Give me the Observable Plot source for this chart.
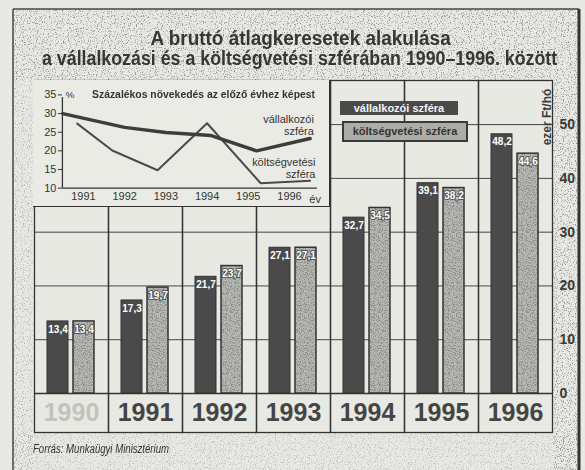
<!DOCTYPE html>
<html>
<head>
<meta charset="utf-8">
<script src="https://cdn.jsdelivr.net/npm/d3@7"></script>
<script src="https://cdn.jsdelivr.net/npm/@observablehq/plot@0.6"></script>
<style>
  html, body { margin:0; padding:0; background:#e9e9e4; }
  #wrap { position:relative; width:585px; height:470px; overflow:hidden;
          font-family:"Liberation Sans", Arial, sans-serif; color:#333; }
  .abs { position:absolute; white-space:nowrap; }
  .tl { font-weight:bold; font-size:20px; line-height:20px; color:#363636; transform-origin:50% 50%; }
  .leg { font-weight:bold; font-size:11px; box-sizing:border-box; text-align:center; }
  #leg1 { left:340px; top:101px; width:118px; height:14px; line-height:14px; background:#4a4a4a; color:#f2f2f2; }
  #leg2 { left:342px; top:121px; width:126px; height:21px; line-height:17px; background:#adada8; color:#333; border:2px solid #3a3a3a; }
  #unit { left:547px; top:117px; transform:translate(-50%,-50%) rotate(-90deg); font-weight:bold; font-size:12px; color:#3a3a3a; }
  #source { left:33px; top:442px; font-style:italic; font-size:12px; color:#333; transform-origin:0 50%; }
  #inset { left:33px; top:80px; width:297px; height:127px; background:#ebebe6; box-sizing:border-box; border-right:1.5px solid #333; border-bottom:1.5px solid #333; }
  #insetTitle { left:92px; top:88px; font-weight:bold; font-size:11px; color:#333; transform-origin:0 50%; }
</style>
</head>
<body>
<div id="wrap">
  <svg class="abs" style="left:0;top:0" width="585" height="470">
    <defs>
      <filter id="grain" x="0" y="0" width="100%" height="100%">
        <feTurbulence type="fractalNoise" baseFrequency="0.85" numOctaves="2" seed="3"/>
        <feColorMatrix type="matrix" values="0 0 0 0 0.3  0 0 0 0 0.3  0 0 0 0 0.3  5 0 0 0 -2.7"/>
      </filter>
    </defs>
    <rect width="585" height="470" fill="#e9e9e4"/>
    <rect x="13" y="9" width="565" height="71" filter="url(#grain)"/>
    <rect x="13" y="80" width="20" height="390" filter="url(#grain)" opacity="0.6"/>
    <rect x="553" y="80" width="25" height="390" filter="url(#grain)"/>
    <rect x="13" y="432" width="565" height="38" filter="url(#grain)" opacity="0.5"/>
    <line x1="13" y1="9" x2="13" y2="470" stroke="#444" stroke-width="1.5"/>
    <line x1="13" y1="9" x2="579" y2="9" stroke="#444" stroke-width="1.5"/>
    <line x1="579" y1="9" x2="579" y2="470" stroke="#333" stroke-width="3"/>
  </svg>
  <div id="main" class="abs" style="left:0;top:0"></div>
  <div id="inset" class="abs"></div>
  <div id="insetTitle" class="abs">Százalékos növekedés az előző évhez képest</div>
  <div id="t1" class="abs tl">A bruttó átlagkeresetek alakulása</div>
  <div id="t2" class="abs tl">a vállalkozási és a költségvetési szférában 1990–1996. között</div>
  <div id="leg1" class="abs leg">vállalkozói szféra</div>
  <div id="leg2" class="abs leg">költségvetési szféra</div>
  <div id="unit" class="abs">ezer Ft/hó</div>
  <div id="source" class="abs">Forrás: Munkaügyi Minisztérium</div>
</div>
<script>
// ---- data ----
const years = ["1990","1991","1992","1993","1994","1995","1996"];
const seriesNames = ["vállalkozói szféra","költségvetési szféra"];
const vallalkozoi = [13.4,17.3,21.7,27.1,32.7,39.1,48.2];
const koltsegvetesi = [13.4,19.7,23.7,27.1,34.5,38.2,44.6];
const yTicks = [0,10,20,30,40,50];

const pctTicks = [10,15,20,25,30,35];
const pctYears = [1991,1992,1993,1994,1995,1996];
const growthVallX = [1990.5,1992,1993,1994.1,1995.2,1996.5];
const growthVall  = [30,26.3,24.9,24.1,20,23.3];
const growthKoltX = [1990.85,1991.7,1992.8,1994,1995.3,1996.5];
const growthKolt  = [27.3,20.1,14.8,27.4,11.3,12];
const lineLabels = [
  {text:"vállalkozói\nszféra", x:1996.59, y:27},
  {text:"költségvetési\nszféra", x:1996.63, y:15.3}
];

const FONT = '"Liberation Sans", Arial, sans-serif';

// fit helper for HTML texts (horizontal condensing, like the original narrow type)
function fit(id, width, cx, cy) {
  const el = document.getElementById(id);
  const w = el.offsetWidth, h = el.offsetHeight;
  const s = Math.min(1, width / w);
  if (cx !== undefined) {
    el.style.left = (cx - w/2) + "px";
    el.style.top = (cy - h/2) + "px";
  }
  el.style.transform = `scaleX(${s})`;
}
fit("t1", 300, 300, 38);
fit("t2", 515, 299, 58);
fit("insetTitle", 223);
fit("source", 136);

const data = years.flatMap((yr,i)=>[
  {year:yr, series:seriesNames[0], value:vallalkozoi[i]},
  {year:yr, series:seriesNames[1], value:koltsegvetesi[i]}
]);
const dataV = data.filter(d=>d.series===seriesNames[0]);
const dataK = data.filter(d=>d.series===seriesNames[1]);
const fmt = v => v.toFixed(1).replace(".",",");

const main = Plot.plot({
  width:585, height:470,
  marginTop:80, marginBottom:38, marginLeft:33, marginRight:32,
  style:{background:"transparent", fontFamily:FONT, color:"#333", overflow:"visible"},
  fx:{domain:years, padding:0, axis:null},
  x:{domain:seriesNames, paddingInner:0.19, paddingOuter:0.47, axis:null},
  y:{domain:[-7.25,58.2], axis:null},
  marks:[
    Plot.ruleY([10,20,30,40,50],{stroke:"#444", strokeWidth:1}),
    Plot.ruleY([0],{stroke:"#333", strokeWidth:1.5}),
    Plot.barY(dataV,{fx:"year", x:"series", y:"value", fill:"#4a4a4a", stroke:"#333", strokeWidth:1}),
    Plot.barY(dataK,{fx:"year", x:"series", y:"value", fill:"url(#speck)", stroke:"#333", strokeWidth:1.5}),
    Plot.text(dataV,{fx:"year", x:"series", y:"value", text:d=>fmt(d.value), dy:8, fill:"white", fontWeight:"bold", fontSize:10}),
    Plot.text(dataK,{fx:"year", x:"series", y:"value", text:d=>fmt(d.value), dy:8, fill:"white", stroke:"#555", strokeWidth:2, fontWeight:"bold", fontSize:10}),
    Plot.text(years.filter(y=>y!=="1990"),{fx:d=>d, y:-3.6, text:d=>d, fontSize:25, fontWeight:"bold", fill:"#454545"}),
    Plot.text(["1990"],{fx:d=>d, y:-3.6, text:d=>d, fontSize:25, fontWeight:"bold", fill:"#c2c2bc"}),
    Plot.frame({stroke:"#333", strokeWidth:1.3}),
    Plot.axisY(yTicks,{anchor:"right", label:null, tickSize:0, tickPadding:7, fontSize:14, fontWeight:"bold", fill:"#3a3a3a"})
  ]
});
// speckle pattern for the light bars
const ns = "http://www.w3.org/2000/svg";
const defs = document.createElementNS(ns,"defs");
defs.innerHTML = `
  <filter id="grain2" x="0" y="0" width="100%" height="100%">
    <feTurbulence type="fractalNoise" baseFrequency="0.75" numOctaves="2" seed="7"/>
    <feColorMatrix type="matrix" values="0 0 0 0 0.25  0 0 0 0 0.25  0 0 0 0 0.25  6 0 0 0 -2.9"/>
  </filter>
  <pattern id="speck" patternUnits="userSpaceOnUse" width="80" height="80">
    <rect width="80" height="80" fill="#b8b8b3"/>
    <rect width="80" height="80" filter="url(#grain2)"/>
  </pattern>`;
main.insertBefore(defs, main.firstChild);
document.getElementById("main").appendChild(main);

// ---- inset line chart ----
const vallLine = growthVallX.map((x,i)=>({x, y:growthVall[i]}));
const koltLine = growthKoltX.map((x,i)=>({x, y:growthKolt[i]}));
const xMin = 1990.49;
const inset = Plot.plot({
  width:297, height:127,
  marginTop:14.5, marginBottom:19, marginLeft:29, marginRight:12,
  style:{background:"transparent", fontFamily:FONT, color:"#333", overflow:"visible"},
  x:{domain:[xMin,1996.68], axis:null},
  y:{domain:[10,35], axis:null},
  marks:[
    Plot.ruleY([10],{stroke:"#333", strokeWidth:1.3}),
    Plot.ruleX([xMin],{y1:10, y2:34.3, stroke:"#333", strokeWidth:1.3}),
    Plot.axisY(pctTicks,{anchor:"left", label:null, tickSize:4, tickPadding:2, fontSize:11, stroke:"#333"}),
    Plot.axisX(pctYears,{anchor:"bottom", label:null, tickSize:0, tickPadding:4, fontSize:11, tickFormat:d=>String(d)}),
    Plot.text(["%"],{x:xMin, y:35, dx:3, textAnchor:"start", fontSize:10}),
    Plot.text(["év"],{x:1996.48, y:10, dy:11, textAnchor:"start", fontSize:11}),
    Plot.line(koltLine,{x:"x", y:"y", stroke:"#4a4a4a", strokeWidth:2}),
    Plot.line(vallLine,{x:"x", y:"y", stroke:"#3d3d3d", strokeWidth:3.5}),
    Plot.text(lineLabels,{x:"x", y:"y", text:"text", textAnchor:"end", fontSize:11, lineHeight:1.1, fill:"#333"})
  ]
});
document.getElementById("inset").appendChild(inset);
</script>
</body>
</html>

********************

▶ **PROBLEM TO WORK ON**:
Copy each line above that contains the word "source".

▶ **RESULT OF THIS TASK**:
Give me the Observable Plot source for this chart.
  #source { left:33px; top:442px; font-style:italic; font-size:12px; color:#333; transform-origin:0 50%; }
  <div id="source" class="abs">Forrás: Munkaügyi Minisztérium</div>
fit("source", 136);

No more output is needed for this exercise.